Fernando Raposo
ISTO AINDA VAI TOMBAR PARA O MAR E LÁ SE VAI O PAÍS “P’RO CATANO”
Dos romanos que por cá andaram, ao tempo do Imperador César Augusto, ficou-nos esse “mau feitio” de todos querermos ser “presidentes de junta”. Por isso não é de estranhar que em cada um de nós habite um pequeno “salazarete”. É como se no nosso quintal “aterrasse” um raio divino e nos iluminasse, a nós e aos parentes que nos são mais próximos, de um saber transcendental, saber absoluto que aos outros, mesmo vivendo no mesmo bairro, lhes foi vedado.
E assim, ao longo dos tempos, ao jeito dos iluminados, o país lá se foi redesenhando. Poucas, muito raras vezes, por critérios inteligíveis (geográficos, económicos, culturais, etc).
Apesar de a nossa constituição acautelar a possibilidade da regionalização do país, cujo propósito mais nobre é o do seu desenvolvimento harmonioso e da consequente coesão nacional, aquela tem vindo a ser constantemente adiada.
Já vai longe o referendo sobre a criação das regiões, ao tempo em que António Guterres era primeiro ministro, cujo mapa foi consensualizado pelos Partidos Socialista, Comunista e Verdes, e que fora chumbado expressivamente (60,67 %).

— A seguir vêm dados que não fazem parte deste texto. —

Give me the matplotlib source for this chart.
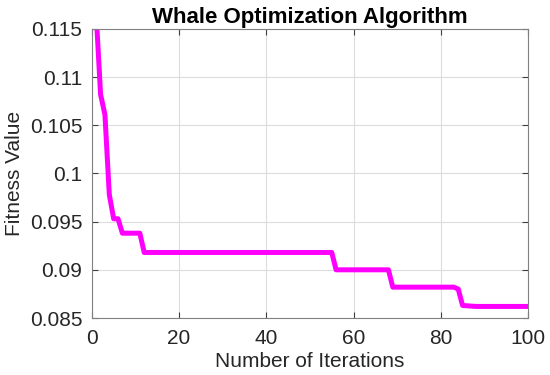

O PSD de Marcelo Rebelo de Sousa e o CDS de Paulo Portas, anti-regionalistas, levaram a melhor.
De lá para cá, o país foi ficando cada vez mais desigual, acentuando-se ainda mais as assimetrias entre o litoral e o interior. A população tem vindo a concentrar-se, sobretudo, naquele pedaço de terra situado entre Setúbal e Viana do Castelo. Às vezes dou comigo a conversar com os meus botões: um dia, com tanto peso, aquele pedaço de terra ainda vai tombar para o mar e lá se vai o país “p’ro catano”.
Como referem Jorge Pinto e Patrícia Robalo, ali se concentra a “maior parte da riqueza, do investimento e das oportunidades” (Público, 13 de setembro de 2019).
O resto do país, que é muito, é quase todo o território, vai ficando, nas palavras genuínas do povo “ao Deus dará”, sem gente, e quando o calor aperta já não há ninguém, com força bastante, para barrar o caminho às labaredas em fúria que consomem vidas e bens, deixando apenas para trás um manto de cinza.
Apenas cinza e cheiro a terra queimada.
Depois daquele referendo, foram-se ensaiando, na maioria das vezes por tática eleitoralista e lógica partidária, outras formas de organização e associação de municípios, em substituição das regiões referendadas, para acomodarem a transferência de competências do Estado, excessivamente centralista, cuja característica, remonta, como referi atrás, ao tempo da passagem dos romanos por estas bandas.
Para além das Comissões de Coordenação e Desenvolvimento Regional (CCDR), em número de cinco, o país está rendilhado em duas áreas metropolitanas e vinte uma comunidades intermunicipais (CIM).
Não há fome que não dê em fartura.
O nosso distrito, Castelo Branco, foi repartido por três comunidades intermunicipais, ficando os concelhos de Belmonte, Covilhã e Fundão na CIM das Beiras e Serra da Estrela, os concelhos de Penamacor, Idanha-a-Nova, Vila Velha de Ródão, Proença-a-Nova, Oleiros e Castelo Branco constituem a CIM da Beira Baixa e os concelhos de Vila de Rei e Sertã integram a CIM do Médio Tejo.
Não se compreendendo as razões que levaram à desintegração do nosso território, com uma identidade própria fundada, grosso modo, nas suas características naturais e humanas, menos se compreende ainda em que medida as suas competências se traduzem na resolução dos problemas que são transversais aos concelhos que as constituem e quais os ganhos de eficiência.
Tenho para mim que as entidades intermunicipais não são mais do que um instrumento para captar fundos para engrossar apenas os orçamentos de cada um dos municípios que as integram e pouco mais.
À falta da Regionalização, seria importante que, por razões de identidade e escala, as comunidades intermunicipais correspondessem, no mínimo, a um distrito ou mais, fossem entendidas como instituições supramunicipais, com competências, orçamento e autonomia próprias, implicando a participação dos cidadãos nos processos de legitimação dos seus órgãos e no escrutínio das suas decisões.
Este seria um primeiro passo no sentido da transformação do interior do país, de modo a assegurar que o futuro daqueles que aqui decidiram, ou venham a decidir, construir os seus projetos de vida, seja mais promissor.